Os serviços, em tese, prestados pela empresa à Secretaria Municipal de Saúde consistiam na atualização e alimentação de um sistema. Porém, eles nunca teriam sido prestados e ainda poderiam ser feitos por servidores do quadro próprio da Prefeitura. O suposto dono da empresa confessou em depoimento que nunca esteve no paço municipal e que não prestou qualquer tipo de serviço à municipalidade, muito menos referente à alimentação do sistema. Relatou que teria sido a servidora pública quem solicitou a emissão das notas fiscais para justificar ilicitamente o recebimento da contraprestação.
A Promotora de Justiça destaca que tais fatos não foram únicos ou ocasionais, mas que faziam parte do suposto esquema orquestrado pela contadora para satisfazer seu interesse pessoal. “Não há dúvidas de que a servidora pública engendrou e executou esquema ilegal para o desvio de verba pública. Além de violar o princípio da moralidade administrativa, a requerida, de forma reiterada e consecutiva, incorporou ao patrimônio particular valores pertencentes ao Município de Santa Rosa de Lima”, apontou a Promotora de Justiça, que requer a restituição dos bens acrescidos ilicitamente.
Ela lembra que o MPSC empregou esforços para que, durante o período iniciado em decorrência da pandemia de covid-19, as prestações pecuniárias de transações penais e acordos de não persecuções penais fossem encaminhadas diretamente aos Fundos Municipais da Saúde, sendo o Fundo Municipal de Saúde de Santa Rosa de Lima um dos beneficiados.

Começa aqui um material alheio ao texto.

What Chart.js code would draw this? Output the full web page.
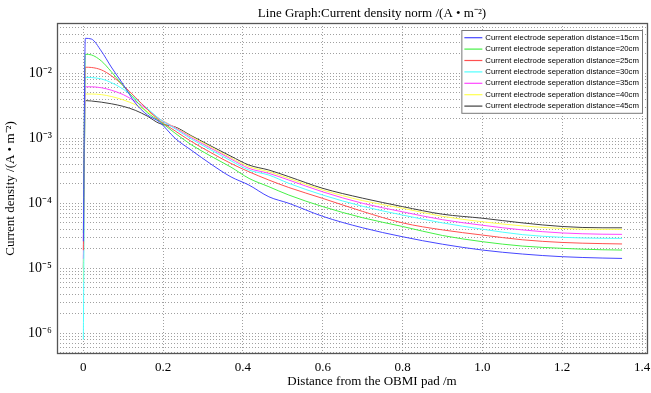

“No entanto, infelizmente, em vez de o Município ter direcionado valores para o incremento do sistema de saúde municipal, a servidora pública invariavelmente incorporou ao seu patrimônio parte de tais valores, utilizando, inclusive, para aquisição de uma motocicleta”, afirmou.
Outros envolvidos
Na mesma ação civil pública, o Prefeito e o proprietário da empresa também têm suas condutas apontadas como irregulares. No curso das diligências investigativas do MPSC, verificou-se que, desde 2017, o Prefeito procedeu a contratação da referida empresa ao arrepio dos ditames legais, sem qualquer procedimento licitatório e desprovido de formalização, mesmo durante os sucessivos e consecutivos cinco anos de suposta prestação de serviços. O contrato formal nem sequer teria existido e o vínculo permanecido ativo até dezembro de 2022.
A partir de 2017, a cada início de exercício, novos pagamentos foram efetuados em favor da empresa, como uma espécie de prorrogação do contrato, cujos aditivos de tempo, a exemplo do ato administrativo originário, também não existem formalmente.
A ação civil pública imputa o ato de improbidade administrativa ao próprio sócio proprietário, representante legal de pessoa jurídica “contratada” pelo poder público, que, enquanto pessoa física, prestou indispensável auxílio e concorrido para a prática do ato.